A Year After the Capitol Riot, Nothing Useful Has Been Done

After the January 6 violence at the Capitol, Americans got a bigger national security state. What they didn’t get was solutions to any of the underlying forces that helped bolster right-wing extremism.

Trump Supporters Hold "Stop The Steal" Rally In DC Amid Ratification Of Presidential Election

Pro-Trump protesters gather outside the US Capitol Building on January 06, 2021 in Washington, DC. (Tasos Katopodis / Getty Images)


It’s been a year since the Capitol riot, when Donald Trump supporters, whipped into a frenzy, ransacked governmental buildings, led directly to several deaths, and caused millions to worry about the future of American democracy. And in that entire year very little has been done to put American democracy on firmer footing.

As when we talk about any crime, from a neighborhood shooting to a terrorist attack, trying to understand the various, swirling factors that lead people to make bad decisions doesn’t justify their actions. But it is telling how few mainstream commentators seem interested in what drew Trump’s base toward extremism and how that trend can be undercut, as opposed to just condemned.

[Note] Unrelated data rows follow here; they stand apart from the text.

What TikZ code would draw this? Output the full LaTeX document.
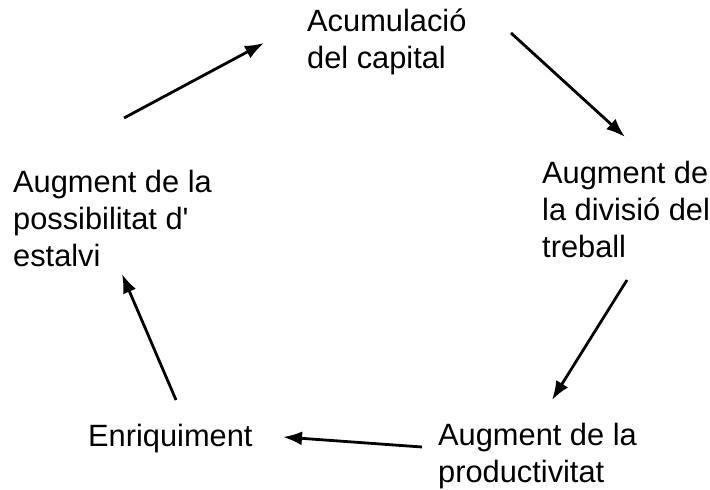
\documentclass[tikz,border=0pt]{standalone}
\usepackage{fontspec}
\setmainfont{Liberation Sans}
\usepackage{tikz}
\usetikzlibrary{arrows.meta}
\tikzset{>={Latex[length=19pt,width=14pt]}}

\begin{document}
\begin{tikzpicture}[x=1pt,y=1pt,
    stage/.style={anchor=base west,inner sep=0pt,align=left,
      font=\fontsize{30.8}{37}\selectfont},
    cycle/.style={->,line width=2.8pt}]
  \useasboundingbox (0,0) rectangle (710,490);

  % stages of the cycle (placed at the baseline of their last line)
  \node[stage] (capital)  at (307,421) {Acumulació\\del capital};
  \node[stage] (divisio)  at (542,232) {Augment de\\la divisió del\\treball};
  \node[stage] (product)  at (438,7)   {Augment de la\\productivitat};
  \node[stage] (enriq)    at (88,43)   {Enriquiment};
  \node[stage] (estalvi)  at (13,223)  {Augment de la\\possibilitat d\textquotesingle\\estalvi};

  % arrows round the cycle
  \draw[cycle] ([shift={(111,149)}]estalvi.base west) -- ([shift={(-43,26)}]capital.base west);
  \draw[cycle] ([shift={(204,36)}]capital.base west) -- ([shift={(83,121)}]divisio.base west);
  \draw[cycle] ([shift={(85,-22)}]divisio.base west) -- ([shift={(114,83)}]product.base west);
  \draw[cycle] ([shift={(-16,36)}]product.base west) -- ([shift={(195,10)}]enriq.base west);
  \draw[cycle] ([shift={(88,47)}]enriq.base west) -- ([shift={(109,-7)}]estalvi.base west);

\end{tikzpicture}
\end{document}
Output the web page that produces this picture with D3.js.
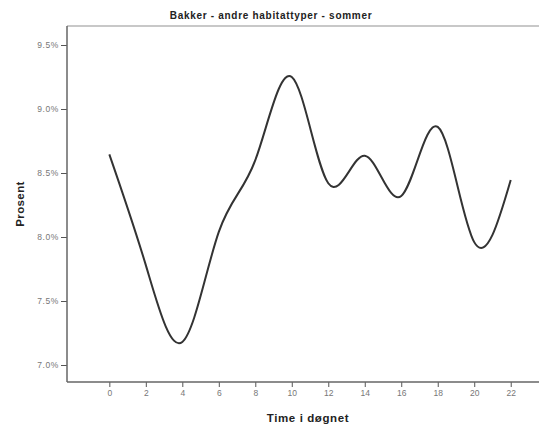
<!DOCTYPE html>
<html><head><meta charset="utf-8">
<script src="https://cdn.jsdelivr.net/npm/d3@7"></script>
<style>body{margin:0;background:#fff}svg{display:block}</style>
</head><body>
<script>
const title = "Bakker - andre habitattyper - sommer";
const xLabel = "Time i døgnet";
const yLabel = "Prosent";
const hours = [0, 2, 4, 6, 8, 10, 12, 14, 16, 18, 20, 22];
const values = [8.646, 7.78, 7.18, 8.04, 8.60, 9.25, 8.42, 8.635, 8.32, 8.86, 7.96, 8.445];
const xTicks = [0, 2, 4, 6, 8, 10, 12, 14, 16, 18, 20, 22];
const yTicks = [7.0, 7.5, 8.0, 8.5, 9.0, 9.5];

(function () {
const W = 539, H = 427;
const svg = d3.select("body").append("svg").attr("width", W).attr("height", H);
const mLeft = 67, mRight = 539, mTop = 26, mBottom = 382;
const x = d3.scaleLinear().domain([-2.32, 23.55]).range([mLeft, mRight]);
const y = d3.scaleLinear().domain([7.0, 9.5]).range([365, 45]);
const font = "Liberation Sans, Arial, sans-serif";

svg.append("line").attr("x1", mLeft).attr("x2", mRight).attr("y1", mTop).attr("y2", mTop)
  .attr("stroke", "#c8c8c8").attr("stroke-width", 2);

const yAxis = svg.append("g").attr("transform", `translate(${mLeft},0)`)
  .call(d3.axisLeft(y).tickValues(yTicks).tickSize(6).tickPadding(2).tickFormat(d => d.toFixed(1) + "%"));
yAxis.select(".domain").remove();
yAxis.selectAll(".tick line").attr("stroke", "#555");
yAxis.selectAll("text").attr("fill", "#777").style("font-family", font).style("font-size", "8.5px").style("letter-spacing", "0.6px");
svg.append("line").attr("x1", mLeft).attr("x2", mLeft).attr("y1", mTop).attr("y2", mBottom)
  .attr("stroke", "#666").attr("stroke-width", 1.5);

const xAxis = svg.append("g").attr("transform", `translate(0,${mBottom})`)
  .call(d3.axisBottom(x).tickValues(xTicks).tickSize(5).tickPadding(3).tickFormat(d3.format("d")));
xAxis.select(".domain").remove();
xAxis.selectAll(".tick line").attr("stroke", "#555");
xAxis.selectAll("text").attr("fill", "#777").style("font-family", font).style("font-size", "8.5px");
svg.append("line").attr("x1", mLeft).attr("x2", mRight).attr("y1", mBottom).attr("y2", mBottom)
  .attr("stroke", "#666").attr("stroke-width", 1.5);

const data = hours.map((h, i) => [h, values[i]]);
svg.append("path").datum(data)
  .attr("d", d3.line().x(d => x(d[0])).y(d => y(d[1])).curve(d3.curveNatural))
  .attr("fill", "none").attr("stroke", "#333").attr("stroke-width", 2);

svg.append("text").attr("x", 271).attr("y", 19).attr("text-anchor", "middle")
  .style("font-family", font).style("font-size", "10px").style("font-weight", "bold").style("letter-spacing", "0.7px")
  .attr("fill", "#222").text(title);
svg.append("text").attr("x", 308).attr("y", 422).attr("text-anchor", "middle")
  .style("font-family", font).style("font-size", "11.5px").style("font-weight", "bold").style("letter-spacing", "0.6px")
  .attr("fill", "#222").text(xLabel);
svg.append("text").attr("transform", "translate(24,204) rotate(-90)").attr("text-anchor", "middle")
  .style("font-family", font).style("font-size", "11.5px").style("font-weight", "bold").style("letter-spacing", "0.4px")
  .attr("fill", "#222").text(yLabel);
})();
</script>
</body></html>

The Trumpers were hardly the most economically squeezed people in the country. But it’s significant, for example, as the Washington Post reported shortly after the incident, that nearly two-thirds of those arrested for taking part in the riot had histories of financial troubles, from bankruptcies and unpaid taxes to evictions and foreclosures. It’s significant that, as University of Chicago researchers found, the vast, vast majority of those arrested were unaffiliated with right-wing militias, were older, and told authorities and journalists they were simply following their president. It’s significant that, as even the liberal news outlets most bullish on the coup narrative reported, they believed in a host of unsubstantiated conspiracy theories before they got to Trump’s election fraud lie, and that they genuinely believed the nonsense spouted by their president, in whom they invested an overwhelmingly loyalty.